Your instructions:
The copy must start at the line that contains "Rebuild this chart" and finish at the line that contains "from bokeh.resources import INLINE", reproducing each line exactly. Any picture in that span is omitted.

····················

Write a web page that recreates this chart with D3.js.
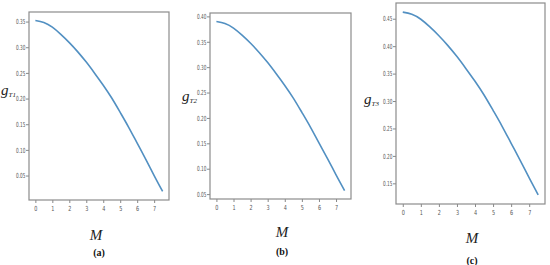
<!DOCTYPE html>
<html>
<head>
<meta charset="utf-8">
<script src="https://cdn.jsdelivr.net/npm/d3@7"></script>
<style>
  body { margin: 0; background: #fff; }
  svg { display: block; }
  .tick text { fill: #555; font-family: "DejaVu Sans", sans-serif; font-size: 7px; }
  .tick line { stroke: #888; }
</style>
</head>
<body>
<div id="chart-area"></div>
<script>
// values
var mValues = [0, 0.5, 1, 1.5, 2, 2.5, 3, 3.5, 4, 4.5, 5, 5.5, 6, 6.5, 7, 7.5];
var gT1 = [0.352, 0.348, 0.339, 0.325, 0.309, 0.291, 0.271, 0.249, 0.226, 0.201, 0.173, 0.144, 0.113, 0.082, 0.050, 0.019];
var gT2 = [0.390, 0.386, 0.377, 0.363, 0.347, 0.329, 0.309, 0.287, 0.264, 0.239, 0.211, 0.182, 0.151, 0.120, 0.088, 0.057];
var gT3 = [0.462, 0.458, 0.449, 0.435, 0.419, 0.401, 0.381, 0.359, 0.336, 0.311, 0.283, 0.254, 0.223, 0.192, 0.160, 0.129];

var xTicks = [0, 1, 2, 3, 4, 5, 6, 7];
var yTicksA = [0.05, 0.10, 0.15, 0.20, 0.25, 0.30, 0.35];
var yTicksB = [0.05, 0.10, 0.15, 0.20, 0.25, 0.30, 0.35, 0.40];
var yTicksC = [0.15, 0.20, 0.25, 0.30, 0.35, 0.40, 0.45];

var subLabels = ["T1", "T2", "T3"];
var panelLabels = ["(a)", "(b)", "(c)"];

// frame boxes and label spots
var panels = [
  {vals: gT1, yt: yTicksA, left: 29, right: 169, top: 12, bottom: 200, gx: 1, gy: 95, mx: 96, my: 240, px: 99, py: 256},
  {vals: gT2, yt: yTicksB, left: 210, right: 351, top: 13, bottom: 199, gx: 182, gy: 101, mx: 282, my: 237, px: 282, py: 255},
  {vals: gT3, yt: yTicksC, left: 396, right: 545, top: 3, bottom: 204, gx: 364, gy: 104, mx: 472, my: 243, px: 472, py: 264}
];

var svg = d3.select("#chart-area").append("svg")
    .attr("width", 550)
    .attr("height", 265);

panels.forEach(function(p, i) {
  var data = mValues.map(function(m, j) { return {m: m, g: p.vals[j]}; });

  // matplotlib style 5% margins
  var xe = d3.extent(mValues), ye = d3.extent(p.vals);
  var xm = (xe[1] - xe[0]) * 0.05, ym = (ye[1] - ye[0]) * 0.05;

  var x = d3.scaleLinear().domain([xe[0] - xm, xe[1] + xm]).range([p.left, p.right]);
  var y = d3.scaleLinear().domain([ye[0] - ym, ye[1] + ym]).range([p.bottom, p.top]);

  var g = svg.append("g");

  // x axis
  var xa = g.append("g")
      .attr("transform", "translate(0," + p.bottom + ")")
      .call(d3.axisBottom(x).tickValues(xTicks).tickSize(3).tickPadding(3).tickFormat(d3.format("d")));
  xa.select(".domain").remove();
  xa.selectAll("text").attr("transform", "scale(0.7,1)");

  // y axis
  var ya = g.append("g")
      .attr("transform", "translate(" + p.left + ",0)")
      .call(d3.axisLeft(y).tickValues(p.yt).tickSize(3).tickFormat(d3.format(".2f")));
  ya.select(".domain").remove();
  ya.selectAll("text").attr("x", -6).attr("transform", "scale(0.6,1)");

  // frame
  g.append("rect")
      .attr("x", p.left)
      .attr("y", p.top)
      .attr("width", p.right - p.left)
      .attr("height", p.bottom - p.top)
      .style("fill", "none")
      .style("stroke", "#8c8c8c")
      .style("stroke-width", 1.2);

  // curve
  g.append("path")
      .datum(data)
      .attr("d", d3.line()
        .x(function(d) { return x(d.m); })
        .y(function(d) { return y(d.g); })
        .curve(d3.curveNatural))
      .style("fill", "none")
      .style("stroke", "#5290c2")
      .style("stroke-width", 1.6);

  // y label g_T
  var gl = g.append("text")
      .attr("x", p.gx)
      .attr("y", p.gy)
      .style("font-family", "'Liberation Serif', serif")
      .style("font-style", "italic")
      .style("font-size", "15px")
      .style("fill", "#222");
  gl.append("tspan").text("g");
  gl.append("tspan").attr("dy", 2).style("font-size", "7px").text(subLabels[i]);

  // x label
  g.append("text")
      .attr("x", p.mx)
      .attr("y", p.my)
      .attr("text-anchor", "middle")
      .style("font-family", "'Liberation Serif', serif")
      .style("font-style", "italic")
      .style("font-size", "15px")
      .style("fill", "#222")
      .text("M");

  // panel letter
  g.append("text")
      .attr("x", p.px)
      .attr("y", p.py)
      .attr("text-anchor", "middle")
      .style("font-family", "'Liberation Serif', serif")
      .style("font-weight", "bold")
      .style("font-size", "10px")
      .style("fill", "#111")
      .text(panelLabels[i]);
});
</script>
</body>
</html>
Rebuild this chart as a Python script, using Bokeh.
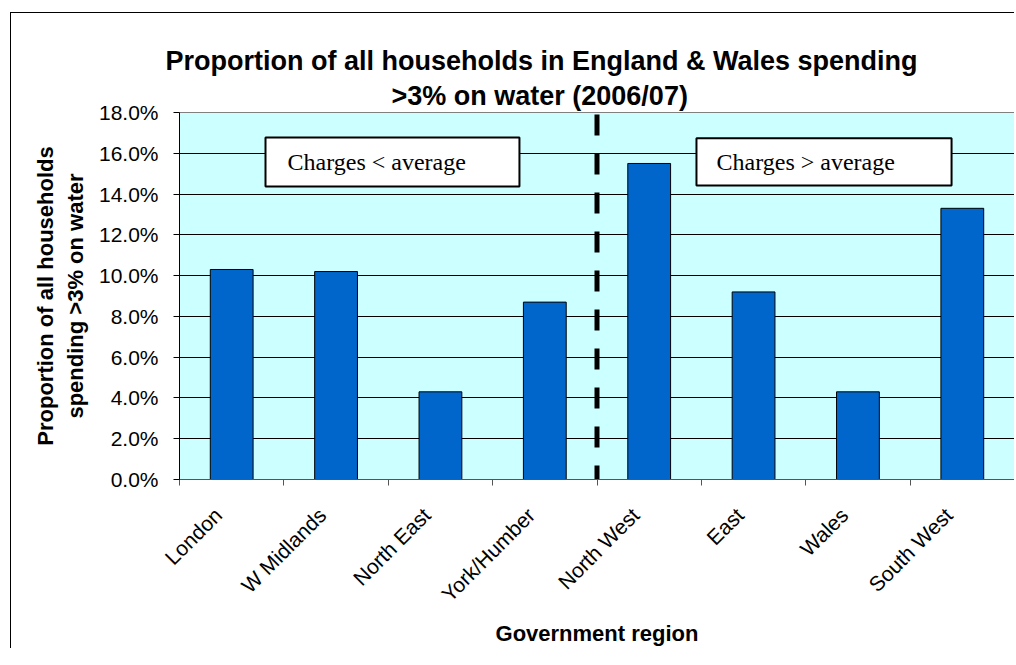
import math
from bokeh.plotting import figure
from bokeh.models import (Range1d, FixedTicker, PrintfTickFormatter, Title, Label,
                          BoxAnnotation, ColumnDataSource)
from bokeh.embed import file_html
from bokeh.resources import INLINE

# ---- data ----
regions = ["London", "W Midlands", "North East", "York/Humber",
           "North West", "East", "Wales", "South West"]
share_pct = [10.3, 10.2, 4.3, 8.7, 15.5, 9.2, 4.3, 13.3]
below_avg_regions = ["London", "W Midlands", "North East", "York/Humber"]
y_ticks = [0, 2, 4, 6, 8, 10, 12, 14, 16, 18]
title_line1 = "Proportion of all households in England & Wales spending"
title_line2 = ">3% on water  (2006/07)"
y_title = "Proportion of all households\nspending >3% on water"
x_title = "Government region"
note_left = "Charges < average"
note_right = "Charges > average"

n = len(regions)
centers = [i + 0.5 for i in range(n)]
label_pos = [c - 0.13 for c in centers]   # rotated labels end slightly left of bar centre
divider = len(below_avg_regions)
y_max = y_ticks[-1]

src = ColumnDataSource(dict(x=centers, top=share_pct, region=regions))

p = figure(frame_width=835, frame_height=367,
           x_range=Range1d(0, n), y_range=Range1d(0, y_max),
           output_backend="svg", toolbar_location=None,
           min_border_left=168, min_border_right=0,
           min_border_top=99, min_border_bottom=150)
p.margin = (12, 0, 0, 10)
p.styles = {"border-left": "1px solid #000000", "border-top": "1px solid #000000"}

p.background_fill_color = "#CCFFFF"
p.border_fill_color = "white"
p.outline_line_color = "#808080"
p.outline_line_width = 1

# bars
p.vbar(x="x", top="top", width=0.41, source=src,
       fill_color="#0066CC", line_color="black", line_width=1)

# divider dashed line
p.segment(x0=[divider], y0=[0], x1=[divider], y1=[y_max],
          line_color="black", line_width=5, line_dash="21 18", line_dash_offset=7)

# notes
p.add_layout(BoxAnnotation(left=0.824, right=3.257, bottom=14.37, top=16.77,
                           fill_color="white", fill_alpha=1.0,
                           line_color="black", line_width=2, line_alpha=1.0))
p.add_layout(Label(x=1.035, y=15.55, text=note_left, text_font="Liberation Serif",
                   text_font_size="24px", text_baseline="middle", text_color="black"))
p.add_layout(BoxAnnotation(left=4.953, right=7.397, bottom=14.42, top=16.74,
                           fill_color="white", fill_alpha=1.0,
                           line_color="black", line_width=2, line_alpha=1.0))
p.add_layout(Label(x=5.145, y=15.55, text=note_right, text_font="Liberation Serif",
                   text_font_size="24px", text_baseline="middle", text_color="black"))

# titles (line 2 nearest the plot, added first)
p.title = None
t2 = Title(text=title_line2, align="left", offset=212, standoff=3,
           text_font="Liberation Sans", text_font_size="27px",
           text_font_style="bold", text_color="black")
t1 = Title(text=title_line1, align="left", offset=-14, standoff=4,
           text_font="Liberation Sans", text_font_size="27px",
           text_font_style="bold", text_color="black")
p.add_layout(t2, "above")
p.add_layout(t1, "above")

# grid
p.xgrid.visible = False
p.ygrid.ticker = FixedTicker(ticks=y_ticks)
p.ygrid.grid_line_color = "black"
p.ygrid.grid_line_width = 1

# y axis
ya = p.yaxis[0]
ya.ticker = FixedTicker(ticks=y_ticks)
ya.formatter = PrintfTickFormatter(format="%.1f%%")
ya.major_tick_out = 6
ya.major_tick_in = 0
ya.minor_tick_out = 0
ya.minor_tick_in = 0
ya.axis_line_color = "black"
ya.major_tick_line_color = "black"
ya.major_label_text_font = "Liberation Sans"
ya.major_label_text_font_size = "21px"
ya.major_label_text_color = "black"
ya.major_label_standoff = 15
ya.axis_label = y_title
ya.axis_label_text_font = "Liberation Sans"
ya.axis_label_text_font_size = "22px"
ya.axis_label_text_font_style = "bold"
ya.axis_label_text_color = "black"
ya.axis_label_standoff = 8

# x axis
xa = p.xaxis[0]
xa.ticker = FixedTicker(ticks=label_pos, minor_ticks=list(range(n + 1)))
xa.major_label_overrides = {c: r for c, r in zip(label_pos, regions)}
xa.major_label_orientation = math.pi / 4
xa.major_tick_out = 0
xa.major_tick_in = 0
xa.minor_tick_out = 6
xa.minor_tick_in = 0
xa.minor_tick_line_color = "#555555"
xa.axis_line_color = "#555555"
xa.major_label_text_font = "Liberation Sans"
xa.major_label_text_font_size = "21px"
xa.major_label_text_color = "black"
xa.major_label_standoff = 26
xa.axis_label = x_title
xa.axis_label_text_font = "Liberation Sans"
xa.axis_label_text_font_size = "22px"
xa.axis_label_text_font_style = "bold"
xa.axis_label_text_color = "black"
xa.axis_label_standoff = 4

open("out.html", "w").write(file_html(p, INLINE))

····················

Exercise answer:
Rebuild this chart as a Python script, using Bokeh.
import math
from bokeh.plotting import figure
from bokeh.models import (Range1d, FixedTicker, PrintfTickFormatter, Title, Label,
                          BoxAnnotation, ColumnDataSource)
from bokeh.embed import file_html
from bokeh.resources import INLINE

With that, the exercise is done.